→ Written instruction
Go through the material and write it all out exactly, minus the pictures.

→ Provided data
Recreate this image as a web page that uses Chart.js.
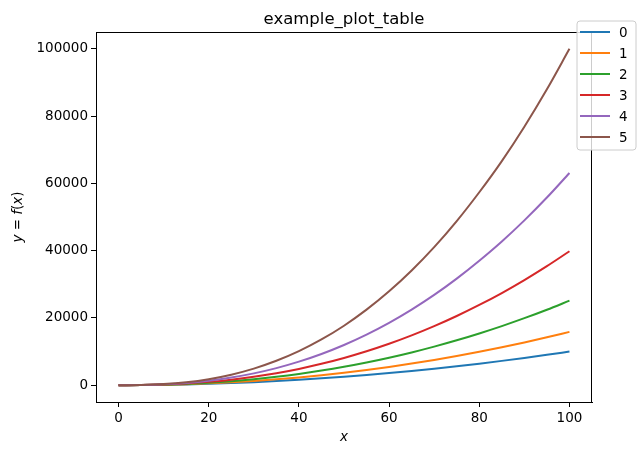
<!DOCTYPE html>
<html>
<head>
<meta charset="utf-8">
<script src="https://cdn.jsdelivr.net/npm/chart.js@4"></script>
<style>
  html, body { margin: 0; padding: 0; background: #fff; }
  canvas { display: block; }
</style>
</head>
<body>
<canvas id="plot" width="644" height="455"></canvas>
<script>
// values
const xValues = [0, 5, 10, 15, 20, 25, 30, 35, 40, 45, 50, 55, 60, 65, 70, 75, 80, 85, 90, 95, 100];
const series0 = [0, 25, 100, 225, 400, 625, 900, 1225, 1600, 2025, 2500, 3025, 3600, 4225, 4900, 5625, 6400, 7225, 8100, 9025, 10000];
const series1 = [0, 29, 126, 295, 540, 862, 1265, 1748, 2314, 2963, 3697, 4517, 5422, 6415, 7496, 8665, 9923, 11267, 12703, 14231, 15849];
const series2 = [0, 34, 158, 387, 728, 1190, 1777, 2494, 3345, 4336, 5467, 6745, 8167, 9741, 11466, 13347, 15386, 17569, 19923, 22439, 25119];
const series3 = [0, 41, 200, 507, 983, 1642, 2496, 3560, 4837, 6345, 8085, 10071, 12301, 14790, 17540, 20560, 23857, 27397, 31245, 35382, 39811];
const series4 = [0, 48, 251, 664, 1326, 2265, 3507, 5079, 6995, 9284, 11956, 15038, 18527, 22457, 26830, 31670, 36990, 42723, 49002, 55790, 63096];
const series5 = [0, 56, 316, 871, 1789, 3125, 4927, 7248, 10115, 13585, 17681, 22454, 27906, 34099, 41042, 48785, 57353, 66622, 76850, 87969, 100000];
const seriesNames = ['0', '1', '2', '3', '4', '5'];
const xTicks = [0, 20, 40, 60, 80, 100];
const yTicks = [0, 20000, 40000, 60000, 80000, 100000];

const colors = ['#1f77b4', '#ff7f0e', '#2ca02c', '#d62728', '#9467bd', '#8c564b'];
const allSeries = [series0, series1, series2, series3, series4, series5];
const FONT = '"DejaVu Sans", sans-serif';

const datasets = allSeries.map((s, i) => ({
    label: seriesNames[i],
    data: s.map((y, j) => ({ x: xValues[j], y: y })),
    borderColor: colors[i],
    backgroundColor: colors[i],
    borderWidth: 2,
    pointRadius: 0,
    cubicInterpolationMode: 'monotone',
    fill: false,
    order: allSeries.length - 1 - i
}));

// draws frame, title, axis labels and the matplotlib-like legend
const decorations = {
    id: 'decorations',
    afterDraw(chart) {
        const ctx = chart.ctx;
        const a = chart.chartArea;
        ctx.save();

        // frame
        ctx.strokeStyle = '#000';
        ctx.lineWidth = 1;
        ctx.strokeRect(Math.round(a.left) + 0.5, Math.round(a.top) + 0.5,
            Math.round(a.right - a.left) - 1, Math.round(a.bottom - a.top));

        // title
        ctx.fillStyle = '#000';
        ctx.font = '16.5px ' + FONT;
        ctx.textAlign = 'center';
        ctx.textBaseline = 'alphabetic';
        ctx.fillText('example_plot_table', (a.left + a.right) / 2, 24);

        // x label
        ctx.font = 'italic 13.5px ' + FONT;
        ctx.textBaseline = 'middle';
        ctx.fillText('x', (a.left + a.right) / 2, 437);

        // y label: y = f(x), mixing italic and upright parts
        const parts = [['y', true], [' = ', false], ['f', true], ['(', false], ['x', true], [')', false]];
        const fontOf = it => (it ? 'italic ' : '') + '13.5px ' + FONT;
        let total = 0;
        parts.forEach(p => { ctx.font = fontOf(p[1]); total += ctx.measureText(p[0]).width; });
        ctx.translate(18, (a.top + a.bottom) / 2);
        ctx.rotate(-Math.PI / 2);
        ctx.textAlign = 'left';
        let px = -total / 2;
        parts.forEach(p => {
            ctx.font = fontOf(p[1]);
            ctx.fillText(p[0], px, 0);
            px += ctx.measureText(p[0]).width;
        });
        ctx.setTransform(1, 0, 0, 1, 0, 0);

        // legend
        const bx = 577, by = 21, bw = 59, bh = 129, r = 3;
        ctx.beginPath();
        ctx.moveTo(bx + r, by);
        ctx.arcTo(bx + bw, by, bx + bw, by + bh, r);
        ctx.arcTo(bx + bw, by + bh, bx, by + bh, r);
        ctx.arcTo(bx, by + bh, bx, by, r);
        ctx.arcTo(bx, by, bx + bw, by, r);
        ctx.closePath();
        ctx.fillStyle = 'rgba(255,255,255,0.8)';
        ctx.fill();
        ctx.strokeStyle = '#cccccc';
        ctx.lineWidth = 1;
        ctx.stroke();

        ctx.font = '13.5px ' + FONT;
        ctx.textAlign = 'left';
        ctx.textBaseline = 'middle';
        chart.data.datasets.forEach((ds, i) => {
            const yy = 32 + i * 21;
            ctx.strokeStyle = ds.borderColor;
            ctx.lineWidth = 2;
            ctx.beginPath();
            ctx.moveTo(580, yy);
            ctx.lineTo(610, yy);
            ctx.stroke();
            ctx.fillStyle = '#000';
            ctx.fillText(ds.label, 619, yy + 1);
        });
        ctx.restore();
    }
};

new Chart(document.getElementById('plot'), {
    type: 'line',
    data: { datasets: datasets },
    options: {
        responsive: false,
        animation: false,
        layout: { padding: { top: 32, right: 52, left: 0, bottom: 0 } },
        plugins: {
            legend: { display: false },
            title: { display: false },
            tooltip: { enabled: false }
        },
        scales: {
            x: {
                type: 'linear',
                min: -5,
                max: 105,
                afterFit: s => { s.height = 53; },
                afterBuildTicks: s => { s.ticks = xTicks.map(v => ({ value: v })); },
                grid: { drawOnChartArea: false, drawTicks: true, tickLength: 5, color: '#000' },
                border: { display: true, color: '#000' },
                ticks: { color: '#000', font: { family: FONT, size: 13.5 }, padding: 3, maxRotation: 0 }
            },
            y: {
                type: 'linear',
                min: -5000,
                max: 105000,
                afterFit: s => { s.width = 96; },
                afterBuildTicks: s => { s.ticks = yTicks.map(v => ({ value: v })); },
                grid: { drawOnChartArea: false, drawTicks: true, tickLength: 5, color: '#000' },
                border: { display: true, color: '#000' },
                ticks: { color: '#000', font: { family: FONT, size: 13.5 }, padding: 3, callback: v => String(v) }
            }
        }
    },
    plugins: [decorations]
});
</script>
</body>
</html>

→ Finished exercise
Recreate this image as a web page that uses Chart.js.
<!DOCTYPE html>
<html>
<head>
<meta charset="utf-8">
<script src="https://cdn.jsdelivr.net/npm/chart.js@4"></script>
<style>
  html, body { margin: 0; padding: 0; background: #fff; }
  canvas { display: block; }
</style>
</head>
<body>
<canvas id="plot" width="644" height="455"></canvas>
<script>
// values
const xValues = [0, 5, 10, 15, 20, 25, 30, 35, 40, 45, 50, 55, 60, 65, 70, 75, 80, 85, 90, 95, 100];
const series0 = [0, 25, 100, 225, 400, 625, 900, 1225, 1600, 2025, 2500, 3025, 3600, 4225, 4900, 5625, 6400, 7225, 8100, 9025, 10000];
const series1 = [0, 29, 126, 295, 540, 862, 1265, 1748, 2314, 2963, 3697, 4517, 5422, 6415, 7496, 8665, 9923, 11267, 12703, 14231, 15849];
const series2 = [0, 34, 158, 387, 728, 1190, 1777, 2494, 3345, 4336, 5467, 6745, 8167, 9741, 11466, 13347, 15386, 17569, 19923, 22439, 25119];
const series3 = [0, 41, 200, 507, 983, 1642, 2496, 3560, 4837, 6345, 8085, 10071, 12301, 14790, 17540, 20560, 23857, 27397, 31245, 35382, 39811];
const series4 = [0, 48, 251, 664, 1326, 2265, 3507, 5079, 6995, 9284, 11956, 15038, 18527, 22457, 26830, 31670, 36990, 42723, 49002, 55790, 63096];
const series5 = [0, 56, 316, 871, 1789, 3125, 4927, 7248, 10115, 13585, 17681, 22454, 27906, 34099, 41042, 48785, 57353, 66622, 76850, 87969, 100000];
const seriesNames = ['0', '1', '2', '3', '4', '5'];
const xTicks = [0, 20, 40, 60, 80, 100];
const yTicks = [0, 20000, 40000, 60000, 80000, 100000];

const colors = ['#1f77b4', '#ff7f0e', '#2ca02c', '#d62728', '#9467bd', '#8c564b'];
const allSeries = [series0, series1, series2, series3, series4, series5];
const FONT = '"DejaVu Sans", sans-serif';

const datasets = allSeries.map((s, i) => ({
    label: seriesNames[i],
    data: s.map((y, j) => ({ x: xValues[j], y: y })),
    borderColor: colors[i],
    backgroundColor: colors[i],
    borderWidth: 2,
    pointRadius: 0,
    cubicInterpolationMode: 'monotone',
    fill: false,
    order: allSeries.length - 1 - i
}));

// draws frame, title, axis labels and the matplotlib-like legend
const decorations = {
    id: 'decorations',
    afterDraw(chart) {
        const ctx = chart.ctx;
        const a = chart.chartArea;
        ctx.save();

        // frame
        ctx.strokeStyle = '#000';
        ctx.lineWidth = 1;
        ctx.strokeRect(Math.round(a.left) + 0.5, Math.round(a.top) + 0.5,
            Math.round(a.right - a.left) - 1, Math.round(a.bottom - a.top));

        // title
        ctx.fillStyle = '#000';
        ctx.font = '16.5px ' + FONT;
        ctx.textAlign = 'center';
        ctx.textBaseline = 'alphabetic';
        ctx.fillText('example_plot_table', (a.left + a.right) / 2, 24);

        // x label
        ctx.font = 'italic 13.5px ' + FONT;
        ctx.textBaseline = 'middle';
        ctx.fillText('x', (a.left + a.right) / 2, 437);

        // y label: y = f(x), mixing italic and upright parts
        const parts = [['y', true], [' = ', false], ['f', true], ['(', false], ['x', true], [')', false]];
        const fontOf = it => (it ? 'italic ' : '') + '13.5px ' + FONT;
        let total = 0;
        parts.forEach(p => { ctx.font = fontOf(p[1]); total += ctx.measureText(p[0]).width; });
        ctx.translate(18, (a.top + a.bottom) / 2);
        ctx.rotate(-Math.PI / 2);
        ctx.textAlign = 'left';
        let px = -total / 2;
        parts.forEach(p => {
            ctx.font = fontOf(p[1]);
            ctx.fillText(p[0], px, 0);
            px += ctx.measureText(p[0]).width;
        });
        ctx.setTransform(1, 0, 0, 1, 0, 0);

        // legend
        const bx = 577, by = 21, bw = 59, bh = 129, r = 3;
        ctx.beginPath();
        ctx.moveTo(bx + r, by);
        ctx.arcTo(bx + bw, by, bx + bw, by + bh, r);
        ctx.arcTo(bx + bw, by + bh, bx, by + bh, r);
        ctx.arcTo(bx, by + bh, bx, by, r);
        ctx.arcTo(bx, by, bx + bw, by, r);
        ctx.closePath();
        ctx.fillStyle = 'rgba(255,255,255,0.8)';
        ctx.fill();
        ctx.strokeStyle = '#cccccc';
        ctx.lineWidth = 1;
        ctx.stroke();

        ctx.font = '13.5px ' + FONT;
        ctx.textAlign = 'left';
        ctx.textBaseline = 'middle';
        chart.data.datasets.forEach((ds, i) => {
            const yy = 32 + i * 21;
            ctx.strokeStyle = ds.borderColor;
            ctx.lineWidth = 2;
            ctx.beginPath();
            ctx.moveTo(580, yy);
            ctx.lineTo(610, yy);
            ctx.stroke();
            ctx.fillStyle = '#000';
            ctx.fillText(ds.label, 619, yy + 1);
        });
        ctx.restore();
    }
};

new Chart(document.getElementById('plot'), {
    type: 'line',
    data: { datasets: datasets },
    options: {
        responsive: false,
        animation: false,
        layout: { padding: { top: 32, right: 52, left: 0, bottom: 0 } },
        plugins: {
            legend: { display: false },
            title: { display: false },
            tooltip: { enabled: false }
        },
        scales: {
            x: {
                type: 'linear',
                min: -5,
                max: 105,
                afterFit: s => { s.height = 53; },
                afterBuildTicks: s => { s.ticks = xTicks.map(v => ({ value: v })); },
                grid: { drawOnChartArea: false, drawTicks: true, tickLength: 5, color: '#000' },
                border: { display: true, color: '#000' },
                ticks: { color: '#000', font: { family: FONT, size: 13.5 }, padding: 3, maxRotation: 0 }
            },
            y: {
                type: 'linear',
                min: -5000,
                max: 105000,
                afterFit: s => { s.width = 96; },
                afterBuildTicks: s => { s.ticks = yTicks.map(v => ({ value: v })); },
                grid: { drawOnChartArea: false, drawTicks: true, tickLength: 5, color: '#000' },
                border: { display: true, color: '#000' },
                ticks: { color: '#000', font: { family: FONT, size: 13.5 }, padding: 3, callback: v => String(v) }
            }
        }
    },
    plugins: [decorations]
});
</script>
</body>
</html>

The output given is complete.